REQUEST:
In your copy, include every line of the listing below exactly but none of the pictures.

Records contained in a dataset:
● ● ● ● ● ● ●

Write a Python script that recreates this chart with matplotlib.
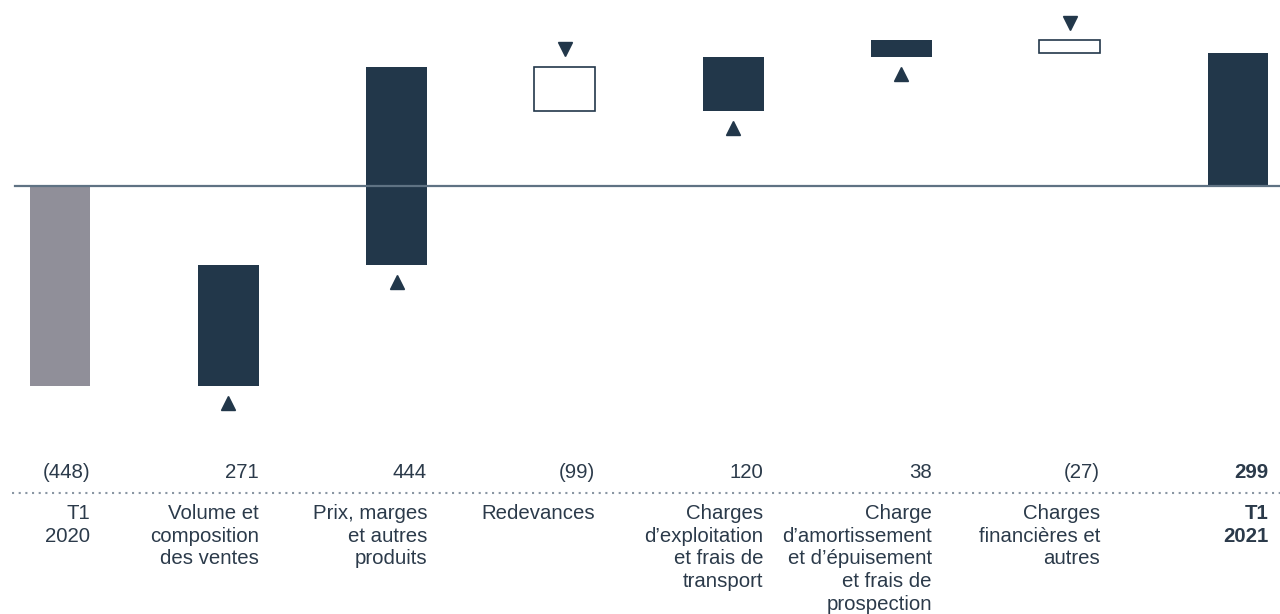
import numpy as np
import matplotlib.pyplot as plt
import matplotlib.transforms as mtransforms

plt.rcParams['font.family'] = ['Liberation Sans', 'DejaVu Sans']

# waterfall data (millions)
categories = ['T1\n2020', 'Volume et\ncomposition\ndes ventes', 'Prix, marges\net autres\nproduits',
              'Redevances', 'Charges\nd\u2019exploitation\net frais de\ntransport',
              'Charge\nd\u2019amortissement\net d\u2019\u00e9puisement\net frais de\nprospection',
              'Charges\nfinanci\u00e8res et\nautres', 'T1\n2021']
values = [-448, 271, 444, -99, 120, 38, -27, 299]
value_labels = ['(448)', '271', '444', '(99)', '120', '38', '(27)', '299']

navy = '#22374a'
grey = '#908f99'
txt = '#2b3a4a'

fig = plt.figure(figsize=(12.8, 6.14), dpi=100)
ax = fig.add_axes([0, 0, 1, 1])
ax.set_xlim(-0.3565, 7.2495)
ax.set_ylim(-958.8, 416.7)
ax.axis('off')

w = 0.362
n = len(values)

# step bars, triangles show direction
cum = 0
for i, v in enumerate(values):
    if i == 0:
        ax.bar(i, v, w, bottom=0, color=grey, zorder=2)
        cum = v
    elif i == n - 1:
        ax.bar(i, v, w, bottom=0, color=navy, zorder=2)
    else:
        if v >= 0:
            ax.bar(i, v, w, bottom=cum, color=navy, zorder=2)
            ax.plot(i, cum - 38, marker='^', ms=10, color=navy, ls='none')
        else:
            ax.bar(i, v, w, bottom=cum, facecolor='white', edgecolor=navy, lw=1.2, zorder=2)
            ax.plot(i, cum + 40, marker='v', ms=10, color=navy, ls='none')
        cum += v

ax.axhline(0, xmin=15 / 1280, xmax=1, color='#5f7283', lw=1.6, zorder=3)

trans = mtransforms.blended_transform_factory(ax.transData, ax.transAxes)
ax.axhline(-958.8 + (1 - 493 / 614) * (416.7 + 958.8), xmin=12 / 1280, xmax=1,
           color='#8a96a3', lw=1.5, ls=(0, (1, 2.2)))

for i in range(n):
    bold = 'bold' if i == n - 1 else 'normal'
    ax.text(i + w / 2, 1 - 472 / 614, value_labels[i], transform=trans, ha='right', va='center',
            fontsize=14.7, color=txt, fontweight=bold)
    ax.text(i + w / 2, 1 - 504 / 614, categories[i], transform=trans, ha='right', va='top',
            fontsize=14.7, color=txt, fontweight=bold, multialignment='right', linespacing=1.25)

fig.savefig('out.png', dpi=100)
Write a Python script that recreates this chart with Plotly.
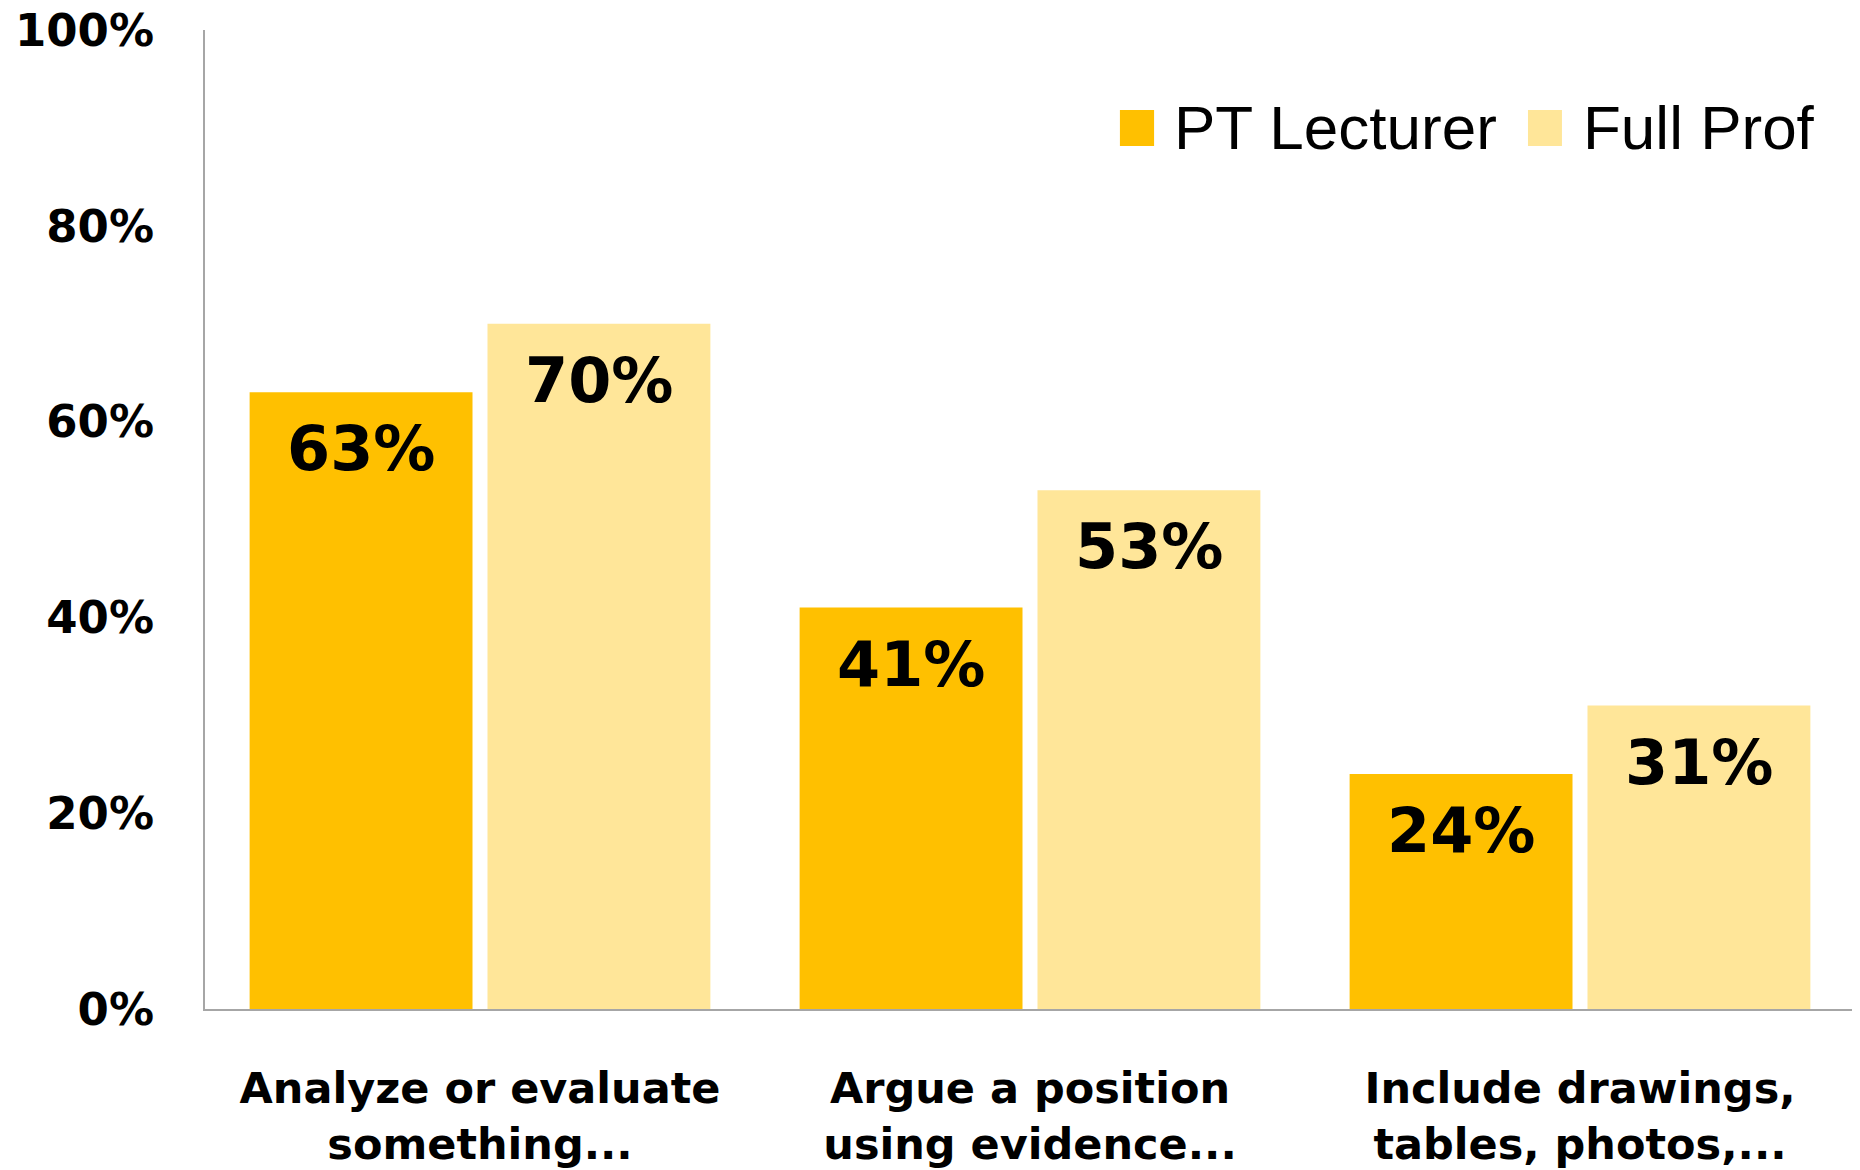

● ● ● ● ● ● ●

RESPONSE TO THIS EXERCISE:
Write a Python script that recreates this chart with matplotlib.
import numpy as np
import matplotlib.pyplot as plt
import matplotlib.transforms as mtransforms

plt.rcParams['font.family'] = ['Liberation Sans', 'DejaVu Sans']

# waterfall data (millions)
categories = ['T1\n2020', 'Volume et\ncomposition\ndes ventes', 'Prix, marges\net autres\nproduits',
              'Redevances', 'Charges\nd\u2019exploitation\net frais de\ntransport',
              'Charge\nd\u2019amortissement\net d\u2019\u00e9puisement\net frais de\nprospection',
              'Charges\nfinanci\u00e8res et\nautres', 'T1\n2021']
values = [-448, 271, 444, -99, 120, 38, -27, 299]
value_labels = ['(448)', '271', '444', '(99)', '120', '38', '(27)', '299']

navy = '#22374a'
grey = '#908f99'
txt = '#2b3a4a'

fig = plt.figure(figsize=(12.8, 6.14), dpi=100)
ax = fig.add_axes([0, 0, 1, 1])
ax.set_xlim(-0.3565, 7.2495)
ax.set_ylim(-958.8, 416.7)
ax.axis('off')

w = 0.362
n = len(values)

# step bars, triangles show direction
cum = 0
for i, v in enumerate(values):
    if i == 0:
        ax.bar(i, v, w, bottom=0, color=grey, zorder=2)
        cum = v
    elif i == n - 1:
        ax.bar(i, v, w, bottom=0, color=navy, zorder=2)
    else:
        if v >= 0:
            ax.bar(i, v, w, bottom=cum, color=navy, zorder=2)
            ax.plot(i, cum - 38, marker='^', ms=10, color=navy, ls='none')
        else:
            ax.bar(i, v, w, bottom=cum, facecolor='white', edgecolor=navy, lw=1.2, zorder=2)
            ax.plot(i, cum + 40, marker='v', ms=10, color=navy, ls='none')
        cum += v

ax.axhline(0, xmin=15 / 1280, xmax=1, color='#5f7283', lw=1.6, zorder=3)

trans = mtransforms.blended_transform_factory(ax.transData, ax.transAxes)
ax.axhline(-958.8 + (1 - 493 / 614) * (416.7 + 958.8), xmin=12 / 1280, xmax=1,
           color='#8a96a3', lw=1.5, ls=(0, (1, 2.2)))

for i in range(n):
    bold = 'bold' if i == n - 1 else 'normal'
    ax.text(i + w / 2, 1 - 472 / 614, value_labels[i], transform=trans, ha='right', va='center',
            fontsize=14.7, color=txt, fontweight=bold)
    ax.text(i + w / 2, 1 - 504 / 614, categories[i], transform=trans, ha='right', va='top',
            fontsize=14.7, color=txt, fontweight=bold, multialignment='right', linespacing=1.25)

fig.savefig('out.png', dpi=100)
Write a Python script that recreates this chart with Plotly.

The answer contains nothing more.